How Long Do You Need to Keep Bank Statements?
Navigate bank statement retention with confidence. Learn the optimal periods for financial readiness and legal compliance.
Navigate bank statement retention with confidence. Learn the optimal periods for financial readiness and legal compliance.
Bank statements detail financial activity, documenting income, expenditures, and account balances. Understanding how long to retain these documents is important for personal financial management and compliance. Retention periods vary based on individual circumstances, from short-term review to extended periods for legal or tax purposes. This guide clarifies recommended timeframes for keeping bank statements, helping individuals manage financial records effectively.
For most routine personal finance needs, a common recommendation is to keep bank statements for one to two years. This timeframe allows for regular financial review, helping individuals track spending habits, reconcile accounts, and manage personal budgets effectively. Having access to recent statements assists in verifying transactions and resolving any discrepancies with a bank or merchant.
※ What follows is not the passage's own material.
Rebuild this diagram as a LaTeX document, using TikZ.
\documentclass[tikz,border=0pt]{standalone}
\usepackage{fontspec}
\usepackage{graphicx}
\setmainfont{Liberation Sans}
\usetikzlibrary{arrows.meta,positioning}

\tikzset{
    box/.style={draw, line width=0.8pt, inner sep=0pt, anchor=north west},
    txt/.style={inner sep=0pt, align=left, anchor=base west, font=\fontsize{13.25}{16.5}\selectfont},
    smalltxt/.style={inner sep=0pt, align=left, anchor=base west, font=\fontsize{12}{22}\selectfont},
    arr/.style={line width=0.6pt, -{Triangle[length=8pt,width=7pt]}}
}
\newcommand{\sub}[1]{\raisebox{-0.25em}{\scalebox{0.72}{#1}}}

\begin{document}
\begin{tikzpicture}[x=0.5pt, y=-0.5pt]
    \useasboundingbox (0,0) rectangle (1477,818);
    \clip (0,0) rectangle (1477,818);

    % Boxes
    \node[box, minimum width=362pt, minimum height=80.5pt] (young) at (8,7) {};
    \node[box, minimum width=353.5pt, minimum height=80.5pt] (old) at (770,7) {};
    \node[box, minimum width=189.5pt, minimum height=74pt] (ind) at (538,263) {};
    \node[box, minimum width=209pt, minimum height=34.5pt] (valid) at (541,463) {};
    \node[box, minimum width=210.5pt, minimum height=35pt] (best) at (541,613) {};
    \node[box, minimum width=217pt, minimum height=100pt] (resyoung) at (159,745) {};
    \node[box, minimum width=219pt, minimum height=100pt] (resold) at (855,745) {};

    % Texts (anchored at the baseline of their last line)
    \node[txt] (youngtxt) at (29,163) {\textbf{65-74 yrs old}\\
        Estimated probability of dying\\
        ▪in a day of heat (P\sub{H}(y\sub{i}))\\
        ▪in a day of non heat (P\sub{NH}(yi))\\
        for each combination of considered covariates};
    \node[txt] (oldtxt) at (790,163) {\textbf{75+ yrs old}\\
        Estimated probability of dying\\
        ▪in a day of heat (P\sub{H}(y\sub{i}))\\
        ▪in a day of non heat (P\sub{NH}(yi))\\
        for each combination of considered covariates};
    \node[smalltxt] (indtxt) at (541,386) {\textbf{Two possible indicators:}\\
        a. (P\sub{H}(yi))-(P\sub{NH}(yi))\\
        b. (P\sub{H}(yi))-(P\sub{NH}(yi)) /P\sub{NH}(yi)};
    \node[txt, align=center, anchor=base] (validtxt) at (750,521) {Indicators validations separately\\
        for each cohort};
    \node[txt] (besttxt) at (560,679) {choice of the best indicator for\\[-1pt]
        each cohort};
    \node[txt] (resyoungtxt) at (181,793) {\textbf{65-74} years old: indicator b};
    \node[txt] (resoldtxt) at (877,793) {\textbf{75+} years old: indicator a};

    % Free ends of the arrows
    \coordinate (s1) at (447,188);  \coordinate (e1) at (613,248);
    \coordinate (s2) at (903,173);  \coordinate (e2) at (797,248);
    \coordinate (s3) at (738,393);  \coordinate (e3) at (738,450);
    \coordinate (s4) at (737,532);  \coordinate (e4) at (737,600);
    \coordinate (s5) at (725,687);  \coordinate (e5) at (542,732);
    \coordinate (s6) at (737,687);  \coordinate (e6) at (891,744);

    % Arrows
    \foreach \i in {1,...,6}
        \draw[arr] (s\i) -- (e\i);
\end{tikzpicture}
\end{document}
Certain situations necessitate keeping bank statements for periods longer than general guidelines, primarily driven by tax regulations and significant life events. For tax purposes, the Internal Revenue Service (IRS) generally has three years from the date you file your original tax return or its due date, whichever is later, to audit your return. Therefore, keeping bank statements that support income, deductions, or credits claimed on your tax return for at least this three-year period is a standard practice.
The audit period can extend to six years if there is a substantial omission of income, typically defined as more than 25% of the gross income reported on a tax return. In cases of unfiled tax returns or fraudulent returns, there is no statute of limitations, meaning the IRS can audit indefinitely. Consequently, retaining bank statements for seven years provides an additional margin of safety to cover these extended audit possibilities.
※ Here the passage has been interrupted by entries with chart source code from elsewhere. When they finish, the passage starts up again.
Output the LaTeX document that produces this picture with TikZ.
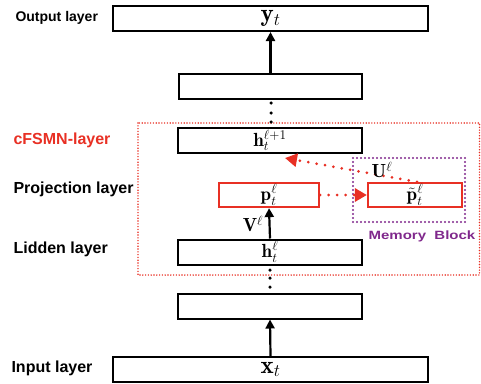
\documentclass[tikz,border=0pt]{standalone}
\usepackage{fix-cm}
\usepackage{fontspec}
\setsansfont{Liberation Sans}
\newfontfamily\widesans[FakeStretch=1.25]{Liberation Sans}
\usetikzlibrary{arrows.meta}

\definecolor{fsmnred}{RGB}{232,48,36}
\definecolor{memviolet}{RGB}{128,40,140}

\tikzset{
    layerbox/.style={draw, line width=2pt, minimum height=25pt, inner sep=0pt},
    projbox/.style={draw=fsmnred, line width=2.2pt, minimum height=24pt, inner sep=0pt},
    layername/.style={anchor=west, font=\sffamily\bfseries\fontsize{16}{18}\selectfont},
    mathlbl/.style={font=\fontsize{19}{21}\selectfont},
    biglbl/.style={font=\fontsize{25}{27}\selectfont},
    uparrow/.style={line width=2.2pt, -{Triangle[length=9pt,width=9pt]}},
    memlink/.style={draw=fsmnred, line width=3pt, line cap=round,
        dash pattern=on 0pt off 8.5pt, -{Triangle[length=12pt,width=13pt]}, fsmnred},
    vdot/.style={circle, fill, inner sep=0pt, minimum size=3.5pt}
}

\begin{document}
\begin{tikzpicture}[x=1pt, y=-1pt]
    \useasboundingbox (0, 0) rectangle (481, 383);

    % layers
    \node[layerbox, minimum width=315pt, biglbl] (out) at (270.5, 18.5) {$\mathbf{y}_t$};
    \node[layerbox, minimum width=183pt] (top) at (270.5, 86) {};
    \node[layerbox, minimum width=184pt, mathlbl] (hnext) at (270, 140.5) {$\mathbf{h}_t^{\ell+1}$};
    \node[projbox, minimum width=100pt, mathlbl] (proj) at (269, 195) {$\mathbf{p}_t^{\ell}$};
    \node[projbox, minimum width=94pt, mathlbl] (mem) at (415, 195) {$\tilde{\mathbf{p}}_t^{\ell}$};
    \node[layerbox, minimum width=184pt, mathlbl] (hid) at (270, 252) {$\mathbf{h}_t^{\ell}$};
    \node[layerbox, minimum width=184pt] (bot) at (270, 306) {};
    \node[layerbox, minimum width=315pt, biglbl] (in) at (270.5, 369.5) {$\mathbf{x}_t$};

    % frames
    \draw[fsmnred, line width=1.6pt, line cap=round, dash pattern=on 0pt off 2.8pt] (138, 123) rectangle (479.5, 275);
    \draw[memviolet, line width=2.2pt, line cap=round, dash pattern=on 0pt off 4pt] (353, 158) rectangle (465, 222);

    % dots
    \foreach \y in {103, 113, 122} \node[vdot] at (271, \y) {};
    \foreach \y in {270, 278, 287} \node[vdot] at (270, \y) {};

    % connectors
    \draw[uparrow] (top.north) -- (out.south);
    \draw[uparrow] (in.north) -- (bot.south);
    \draw[uparrow] (hid.north) -- (proj.south);
    \draw[memlink] (proj.east) -- (mem.west);
    \coordinate (uend) at (285, 158);
    \draw[memlink] ([xshift=2pt]mem.north) -- (uend);

    \node[mathlbl] (vlbl) at (253, 224) {$\mathbf{V}^{\ell}$};
    \node[mathlbl] (ulbl) at (382, 170) {$\mathbf{U}^{\ell}$};
    \node[memviolet, font=\widesans\bfseries\fontsize{12}{14}\selectfont] (memlbl) at (422, 236) {Memory\ \ Block};

    % layer names
    \node[layername, font=\sffamily\bfseries\fontsize{14}{16}\selectfont] (outname) at (12, 18) {Output layer};
    \node[layername, fsmnred] (fsmnname) at (10, 140) {cFSMN-layer};
    \node[layername] (projname) at (10, 189) {Projection layer};
    \node[layername] (hidname) at (10, 249) {Lidden layer};
    \node[layername] (inname) at (8, 368) {Input layer};
\end{tikzpicture}
\end{document}
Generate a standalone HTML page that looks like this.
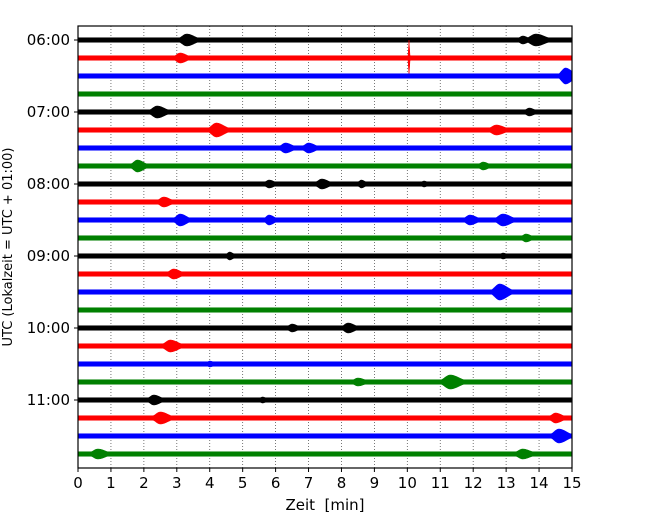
<!DOCTYPE html>
<html><head><meta charset="utf-8"><style>
body{margin:0;background:#fff;}
svg{display:block;font-family:"DejaVu Sans","Liberation Sans",sans-serif;}
</style></head><body>
<svg id="chart" width="650" height="520"></svg>
<script>
const traceColors = ['black','red','blue','green'];
const hourLabels = ['06:00','07:00','08:00','09:00','10:00','11:00'];
const xTicks = [0,1,2,3,4,5,6,7,8,9,10,11,12,13,14,15];
const traceCount = 24;
// events: traceIndex, minute, amplitude(px), duration(min)
const eventTrace = [0,0,0,1,1,2,4,4,5,5,6,6,7,7,8,8,8,8,9,10,10,10,10,11,12,12,13,14,16,16,17,18,19,19,20,20,21,21,22,23,23];
const eventMinute = [3.3,13.9,13.5,3.1,10.05,14.8,2.4,13.7,4.2,12.7,6.3,7.0,1.8,12.3,5.8,7.4,8.6,10.5,2.6,3.1,5.8,11.9,12.9,13.6,4.6,12.9,2.9,12.8,6.5,8.2,2.8,4.0,8.5,11.3,2.3,5.6,2.5,14.5,14.6,0.6,13.5];
const eventAmp = [6,6,4,5,18,8,6,4,7,5,5,5,6,4,4,5,4,3,5,6,5,5,6,4,4,3,5,8,4,5,6,3,4,7,5,3,6,5,7,5,5];
const eventDur = [0.6,0.7,0.4,0.5,0.04,0.5,0.6,0.4,0.6,0.6,0.5,0.5,0.5,0.4,0.4,0.5,0.3,0.3,0.5,0.5,0.4,0.5,0.6,0.4,0.3,0.3,0.5,0.6,0.4,0.5,0.6,0.3,0.5,0.7,0.5,0.3,0.6,0.5,0.6,0.6,0.6];

const L=78,R=572,T=26,B=468;
const xs=m=>L+(R-L)*m/15;
const ys=i=>40+18*i;
const svg=document.getElementById('chart');
const NS='http://www.w3.org/2000/svg';
function mk(tag,attrs,parent){const e=document.createElementNS(NS,tag);for(const k in attrs)e.setAttribute(k,attrs[k]);(parent||svg).appendChild(e);return e;}

xTicks.forEach(t=>{
  const g=mk('line',{x1:xs(t),x2:xs(t),y1:T,y2:B,stroke:'#555','stroke-width':0.8,'stroke-dasharray':'1,2'});
  
  
});

for(let i=0;i<traceCount;i++){
  const c=traceColors[i%4];
  const y=ys(i);
  const top=[],bot=[];
  for(let x=L;x<=R;x+=1){
    const m=(x-L)/(R-L)*15;
    let a=2.3;
    for(let k=0;k<eventTrace.length;k++){
      if(eventTrace[k]!==i)continue;
      const d=m-eventMinute[k];
      const dur=eventDur[k];
      const w=d<0?dur*0.35:dur*0.55;
      const env=Math.exp(-(d*d)/(w*w));
      a=Math.max(a,eventAmp[k]*env);
    }
    top.push(x+','+(y-a).toFixed(1));
    bot.unshift(x+','+(y+a).toFixed(1));
  }
  const p=mk('polygon',{points:top.concat(bot).join(' '),fill:c,stroke:c,'stroke-width':0.5});
  
  
}

const fr=mk('rect',{x:L,y:T,width:R-L,height:B-T,fill:'none',stroke:'#000','stroke-width':1.2});



xTicks.forEach(t=>{
  mk('line',{x1:xs(t),x2:xs(t),y1:B,y2:B+4,stroke:'#000'});
  const tx=mk('text',{x:xs(t),y:B+20,'text-anchor':'middle','font-size':15});
  tx.textContent=t;
  
  
});
hourLabels.forEach((h,j)=>{
  const y=ys(j*4);
  mk('line',{x1:L-4,x2:L,y1:y,y2:y,stroke:'#000'});
  const tx=mk('text',{x:L-8,y:y+5,'text-anchor':'end','font-size':15});
  tx.textContent=h;
  
  
});
const xt=mk('text',{x:(L+R)/2,y:510,'text-anchor':'middle','font-size':15,style:'white-space:pre'});
xt.textContent='Zeit  [min]';


const yt=mk('text',{x:0,y:0,'text-anchor':'middle','font-size':13,transform:'translate(12,247) rotate(-90)'});
yt.textContent='UTC (Lokalzeit = UTC + 01:00)';


</script>
</body></html>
For major purchases and assets, bank statements serve as proof of acquisition and can be important for warranty claims or tracking capital improvements. Documents related to real estate, vehicles, or significant home renovations should be kept for as long as you own the asset and for several years after its sale. This ensures documentation of the purchase price and any enhancements that could affect the cost basis for future capital gains calculations.
Loan documentation also requires extended retention of bank statements, particularly for large debts such as mortgages, student loans, or car loans. It is advisable to keep statements showing loan payments until the loan is fully repaid. This provides verifiable proof of payment history, which can be essential if any disputes arise regarding the loan’s status or repayment terms.
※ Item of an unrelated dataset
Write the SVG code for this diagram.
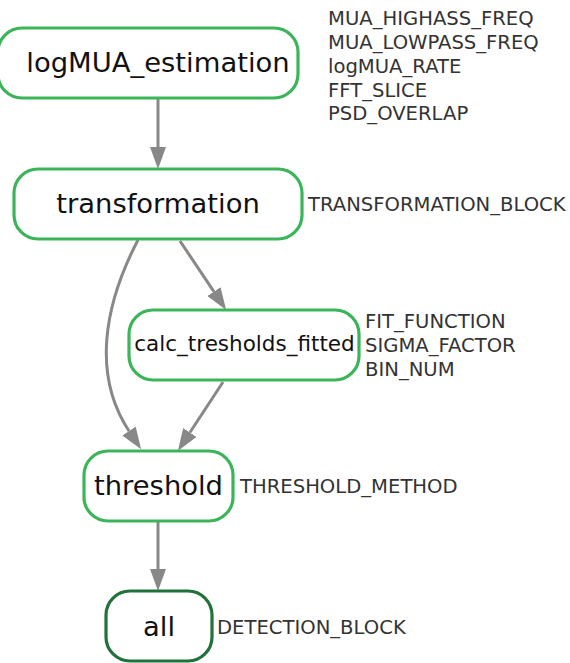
<svg xmlns="http://www.w3.org/2000/svg" width="570" height="663" viewBox="0 0 570 663">
  <style>
    .node rect { fill: #ffffff; stroke: #3cb55a; stroke-width: 3.2; }
    .node.target rect { stroke: #22713a; }
    .name { font-family: "DejaVu Sans", sans-serif; fill: #111111; text-anchor: middle; }
    .param { font-family: "DejaVu Sans", sans-serif; font-size: 19.6px; fill: #333333; }
    .edge { fill: none; stroke: #888888; stroke-width: 3; }
  </style>
  <defs>
    <marker id="arrow" markerUnits="userSpaceOnUse" viewBox="0 0 22 16" refX="0" refY="8" markerWidth="22" markerHeight="16" orient="auto">
      <path d="M0,0 L22,8 L0,16 Z" fill="#888888"/>
    </marker>
  </defs>

  <rect width="570" height="663" fill="#ffffff"/>

  <!-- dependency edges -->
  <g id="edges">
    <path class="edge" marker-end="url(#arrow)" d="M158,98 L158,147"/>
    <path class="edge" marker-end="url(#arrow)" d="M180,241 L213.9,291.6"/>
    <path class="edge" marker-end="url(#arrow)" d="M138,240 C104,305 92,375 129,431"/>
    <path class="edge" marker-end="url(#arrow)" d="M223,382 L189.9,432.5"/>
    <path class="edge" marker-end="url(#arrow)" d="M158,521 L158,569"/>
  </g>

  <g id="logMUA_estimation" class="node">
    <rect x="-2" y="28" width="300" height="70" rx="24"/>
    <text class="name" x="158" y="72" font-size="27.4">logMUA_estimation</text>
    <text class="param" x="328" y="25">MUA_HIGHASS_FREQ</text>
    <text class="param" x="328" y="49">MUA_LOWPASS_FREQ</text>
    <text class="param" x="328" y="72.5">logMUA_RATE</text>
    <text class="param" x="328" y="96.5">FFT_SLICE</text>
    <text class="param" x="328" y="120">PSD_OVERLAP</text>
  </g>

  <g id="transformation" class="node">
    <rect x="14" y="169" width="288" height="70" rx="24"/>
    <text class="name" x="158" y="213" font-size="27.4">transformation</text>
    <text class="param" x="308" y="211">TRANSFORMATION_BLOCK</text>
  </g>

  <g id="calc_tresholds_fitted" class="node">
    <rect x="129" y="310" width="230" height="70" rx="24"/>
    <text class="name" x="244.5" y="351" font-size="21.5">calc_tresholds_fitted</text>
    <text class="param" x="365" y="328">FIT_FUNCTION</text>
    <text class="param" x="365" y="352">SIGMA_FACTOR</text>
    <text class="param" x="365" y="376">BIN_NUM</text>
  </g>

  <g id="threshold" class="node">
    <rect x="84" y="451" width="149" height="70" rx="24"/>
    <text class="name" x="158.5" y="495" font-size="27.4">threshold</text>
    <text class="param" x="240" y="493">THRESHOLD_METHOD</text>
  </g>

  <g id="all" class="node target">
    <rect x="106" y="591" width="106" height="70" rx="24"/>
    <text class="name" x="159" y="636" font-size="27.4">all</text>
    <text class="param" x="217" y="634">DETECTION_BLOCK</text>
  </g>
</svg>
Individuals who are self-employed or participate in the gig economy must retain bank statements related to business income and expenses. These records are vital for accurate tax reporting and substantiating deductions. The retention period for these business-related statements should align with the tax retention guidelines, often seven years, and potentially longer for records pertaining to depreciable assets.
Bank statements can also be crucial for legal disputes or as proof of payment for services and goods. If a transaction could potentially lead to a disagreement or require verification, keeping the corresponding statement until the matter is resolved is prudent. This documentation provides concrete evidence of financial transactions, which can be invaluable in legal proceedings or resolving billing errors.
Finally, bank statements play a role in estate planning, providing a clear overview of financial accounts and assets for beneficiaries and executors. While not typically kept indefinitely for this purpose, having recent and well-organized statements can significantly ease the process of settling an estate. These records help in identifying all financial holdings and ensuring a smooth transition of assets.
Effective management and storage of bank statements are as important as knowing how long to keep them. For digital statements, secure cloud storage is a practical solution. These services often employ advanced encryption and features like two-factor authentication to protect sensitive information. Storing digital copies on external hard drives or password-protected folders on a personal computer, with regular backups, also enhances security and accessibility.
For physical bank statements, organizing them in filing cabinets or clearly labeled folders ensures easy retrieval. Storing these documents in a secure, dry location, such as a fireproof safe or a safe deposit box, protects them from damage or theft. Consistent labeling helps maintain an organized system.
Regularly reviewing your bank statements and overall record-keeping system is beneficial. This periodic check ensures all necessary information is captured and organized according to your established retention plan. This proactive approach helps prevent an accumulation of unnecessary documents while ensuring important records are readily available.
Once bank statements have surpassed their required retention period, secure disposal is essential to protect personal financial information. Improper disposal can expose individuals to risks such as identity theft and financial fraud. Simply discarding statements in the trash leaves sensitive data vulnerable to unauthorized access.
For physical bank statements, using a cross-cut shredder is the most effective method of destruction. These shredders cut documents into small, confetti-like pieces, making reconstruction extremely difficult and ensuring personal details are unrecoverable.
For digital statements, secure deletion methods go beyond simply moving files to the recycle bin. Employing data erasure tools or software designed to permanently overwrite data ensures the information cannot be recovered. This is especially important before disposing of old computers or storage devices, as residual data can often be retrieved even after a standard deletion.